Acquirers of brand-new property will carry on claiming depreciation in exactly the way they have done so to date. This is great news for the property industry and is the way it should be.
Investors should note that the changes announced by the government only relate to residential properties. This means that any other property types, including commercial, industrial, retail and other nonresidential properties, are not affected by changes to depreciation deductions in the slightest.
Perhaps the most interesting point of the draft bill is that while investors purchasing second-hand property can no longer claim depreciation on the existing plant and equipment, they will have the benefit of paying less capital gains tax when they sell the property.

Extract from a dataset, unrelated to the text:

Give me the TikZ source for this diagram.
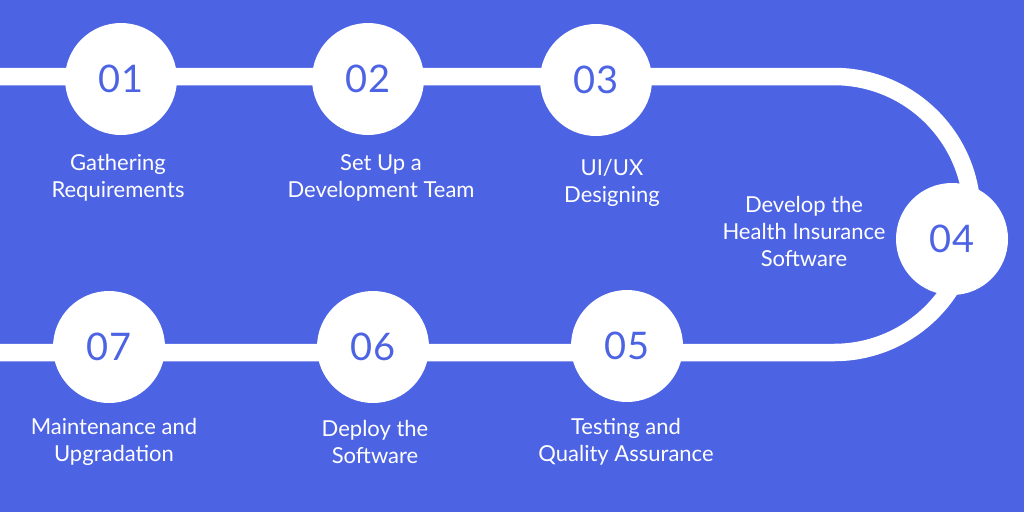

In my view, the draft bill could have been a lot worse for both the property industry and the quantity surveying profession. It will still be just as critical for all property investors to get a breakdown of the building allowance and plant and equipment values so you can:
• claim the building allowance (where applicable) and
• reduce the capital gains tax payable when selling the property by deducting the unclaimed plant and equipment allowances.
Need to know
- Property acquired prior to the budget announcement attracts depreciation as before.
- Budget changes apply only to residential property.
- Investors pay less CGT when they sell a property acquired second-hand.